[Source data]

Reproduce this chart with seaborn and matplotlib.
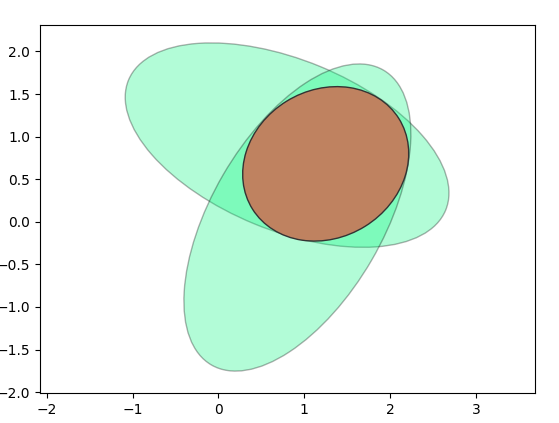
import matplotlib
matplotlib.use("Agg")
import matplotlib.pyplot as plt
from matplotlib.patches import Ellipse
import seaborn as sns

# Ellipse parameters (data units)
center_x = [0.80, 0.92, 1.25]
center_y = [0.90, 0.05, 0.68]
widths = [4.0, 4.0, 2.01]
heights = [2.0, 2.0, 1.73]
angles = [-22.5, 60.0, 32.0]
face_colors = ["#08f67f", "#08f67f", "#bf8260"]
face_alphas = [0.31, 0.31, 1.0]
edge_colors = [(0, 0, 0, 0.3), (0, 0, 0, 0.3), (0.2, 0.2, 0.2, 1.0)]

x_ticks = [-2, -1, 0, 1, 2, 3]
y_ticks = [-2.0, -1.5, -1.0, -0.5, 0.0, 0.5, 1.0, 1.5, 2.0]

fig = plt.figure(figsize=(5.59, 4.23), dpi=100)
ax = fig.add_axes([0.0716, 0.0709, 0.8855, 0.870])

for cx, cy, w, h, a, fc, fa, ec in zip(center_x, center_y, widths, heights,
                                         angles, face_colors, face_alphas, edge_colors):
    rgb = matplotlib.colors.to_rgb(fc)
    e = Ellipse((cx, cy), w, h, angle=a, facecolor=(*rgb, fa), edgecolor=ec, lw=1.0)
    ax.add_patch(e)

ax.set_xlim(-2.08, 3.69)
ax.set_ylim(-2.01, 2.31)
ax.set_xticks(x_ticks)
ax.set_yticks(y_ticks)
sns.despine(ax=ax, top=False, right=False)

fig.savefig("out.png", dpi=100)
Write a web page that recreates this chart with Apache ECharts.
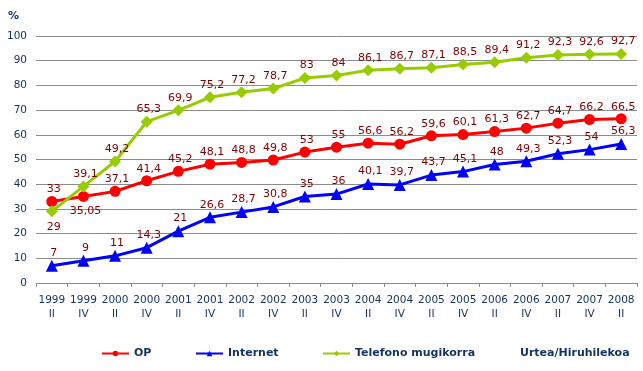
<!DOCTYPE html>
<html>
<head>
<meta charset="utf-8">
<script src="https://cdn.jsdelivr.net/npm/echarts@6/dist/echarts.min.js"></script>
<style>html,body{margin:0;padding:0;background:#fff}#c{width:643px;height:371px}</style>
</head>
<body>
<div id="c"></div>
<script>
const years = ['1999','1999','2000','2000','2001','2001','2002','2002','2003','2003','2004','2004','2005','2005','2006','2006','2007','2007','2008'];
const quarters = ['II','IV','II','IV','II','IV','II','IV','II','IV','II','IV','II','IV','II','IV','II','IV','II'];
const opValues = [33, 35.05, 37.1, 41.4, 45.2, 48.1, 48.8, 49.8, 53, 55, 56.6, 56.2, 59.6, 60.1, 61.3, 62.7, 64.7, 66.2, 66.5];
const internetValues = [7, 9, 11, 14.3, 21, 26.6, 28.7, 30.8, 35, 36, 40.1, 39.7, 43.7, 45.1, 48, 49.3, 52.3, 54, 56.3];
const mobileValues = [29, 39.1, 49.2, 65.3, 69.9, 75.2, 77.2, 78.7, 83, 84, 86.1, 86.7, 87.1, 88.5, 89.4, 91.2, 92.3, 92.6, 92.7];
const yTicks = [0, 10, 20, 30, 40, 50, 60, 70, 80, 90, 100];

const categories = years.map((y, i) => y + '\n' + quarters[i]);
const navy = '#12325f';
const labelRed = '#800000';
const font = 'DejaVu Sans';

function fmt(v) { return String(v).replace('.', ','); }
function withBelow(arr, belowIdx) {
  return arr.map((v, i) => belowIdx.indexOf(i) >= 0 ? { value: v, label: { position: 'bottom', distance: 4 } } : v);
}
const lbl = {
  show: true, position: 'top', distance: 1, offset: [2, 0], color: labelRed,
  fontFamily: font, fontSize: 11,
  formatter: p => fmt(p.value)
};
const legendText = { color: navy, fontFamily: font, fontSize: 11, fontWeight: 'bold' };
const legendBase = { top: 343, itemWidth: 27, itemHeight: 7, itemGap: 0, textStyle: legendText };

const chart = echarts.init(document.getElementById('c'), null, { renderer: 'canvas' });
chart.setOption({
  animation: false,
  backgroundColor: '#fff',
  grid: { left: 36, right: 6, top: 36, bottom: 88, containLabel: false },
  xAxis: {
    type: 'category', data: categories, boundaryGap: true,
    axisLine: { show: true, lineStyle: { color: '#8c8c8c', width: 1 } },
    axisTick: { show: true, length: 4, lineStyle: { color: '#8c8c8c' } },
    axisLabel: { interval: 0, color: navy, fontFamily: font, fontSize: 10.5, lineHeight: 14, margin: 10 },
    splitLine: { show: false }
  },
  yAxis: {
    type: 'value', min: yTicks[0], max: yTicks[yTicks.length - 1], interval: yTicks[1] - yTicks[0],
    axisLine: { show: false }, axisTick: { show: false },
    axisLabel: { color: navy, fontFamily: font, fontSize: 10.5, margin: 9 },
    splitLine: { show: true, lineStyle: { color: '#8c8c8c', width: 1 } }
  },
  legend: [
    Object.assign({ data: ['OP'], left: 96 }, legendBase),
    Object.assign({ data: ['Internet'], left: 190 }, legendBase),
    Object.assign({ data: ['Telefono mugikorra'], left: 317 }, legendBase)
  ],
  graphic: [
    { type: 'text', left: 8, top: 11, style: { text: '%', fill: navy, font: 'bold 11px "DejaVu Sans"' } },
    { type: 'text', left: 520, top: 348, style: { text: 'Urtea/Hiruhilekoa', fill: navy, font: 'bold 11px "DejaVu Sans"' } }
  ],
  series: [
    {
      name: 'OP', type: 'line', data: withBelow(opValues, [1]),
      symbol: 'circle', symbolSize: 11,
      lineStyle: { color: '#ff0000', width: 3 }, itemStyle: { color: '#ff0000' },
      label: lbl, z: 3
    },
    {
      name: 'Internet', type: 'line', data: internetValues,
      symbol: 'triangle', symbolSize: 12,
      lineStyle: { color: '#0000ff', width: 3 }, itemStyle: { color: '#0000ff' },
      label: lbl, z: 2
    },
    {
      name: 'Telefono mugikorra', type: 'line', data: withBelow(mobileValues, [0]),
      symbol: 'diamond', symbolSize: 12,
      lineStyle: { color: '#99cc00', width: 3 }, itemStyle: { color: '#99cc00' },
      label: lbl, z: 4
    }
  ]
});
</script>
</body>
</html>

#### Stated problem:
Leave the pictures out and repeat exactly the lines from the beginning of the records to the line bearing "import seaborn as sns", both ends counted.

#### Problem solution:
Reproduce this chart with seaborn and matplotlib.
import matplotlib
matplotlib.use("Agg")
import matplotlib.pyplot as plt
from matplotlib.patches import Ellipse
import seaborn as sns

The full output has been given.